How does this differ from anything llama.cpp offers, regarding offloading layers? The repo consistently refers to "DDR4". Is there a reason DDR5 won't work with this?
CUDA has had managed memory that pages between VRAM and system RAM for a decade. Problem is doing so is unusably slow for AI purposes. Seems like an unnecessary layer here.
Presumably it means that software doesn’t have to write the same sort of layer offloading support. It’ll “just work” as if you had X GB of VRAM all along.
The readme opens with this:
> I have an RTX 5070 with 12 GB VRAM and I wanted to run glm-4.7-flash:q8_0, which is a 31.8 GB model. The standard options are:
> Offload layers to CPU — works, but drops token/s by 5–10× because CPU RAM has no CUDA coherence. You end up waiting. Use a smaller quantization — you lose quality. At q4_0 the model is noticeably worse on reasoning tasks.
> Buy a bigger GPU — not realistic for consumer hardware.

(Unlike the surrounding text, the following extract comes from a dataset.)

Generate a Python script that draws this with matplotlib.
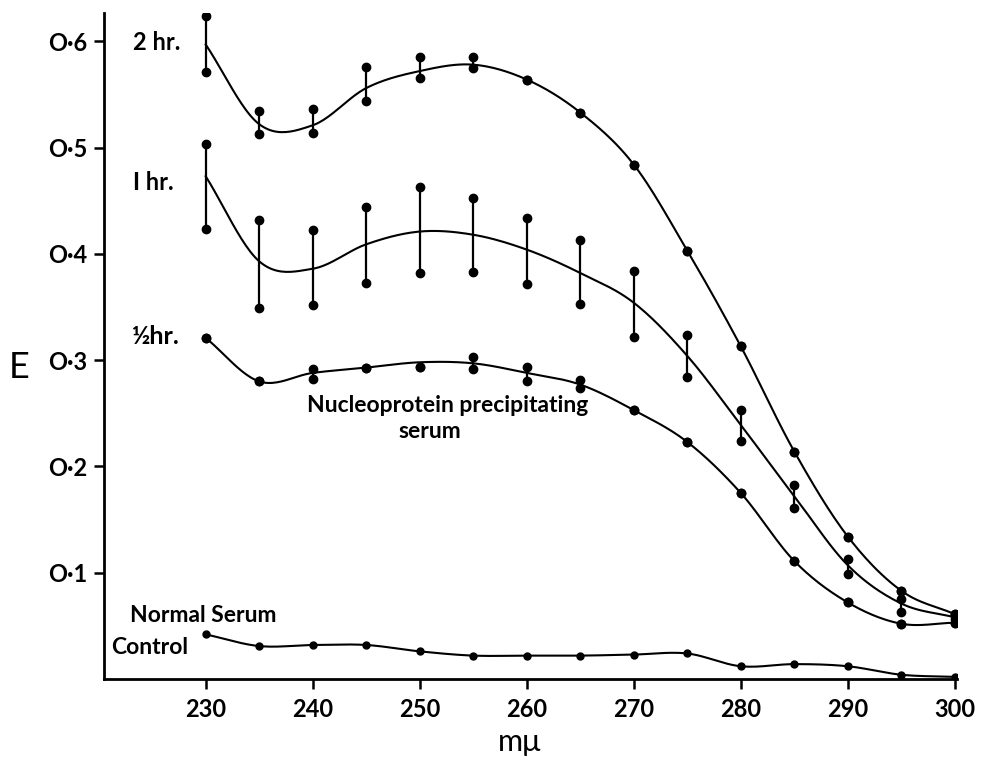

A 48 GB card costs more than a complete workstation.
> None of those felt right, so I built an alternative: route the overflow memory to DDR4 via DMA-BUF, which gives the GPU direct access to system RAM over PCIe 4.0 without a CPU copy involved.
And then limps home with this caveat on the closest thing to a benchmark:
> The PCIe 4.0 link (~32 GB/s) is the bottleneck when the model overflows VRAM. The best strategy is to shrink the model until it fits — either with EXL3 quantization or ModelOpt PTQ — and use GreenBoost's DDR4 pool for KV cache only.
I think the reason it refers it to DDR4 is because that is how the user explained it to their coding agent. LLMs are great at perpetuating unnecessary specificity.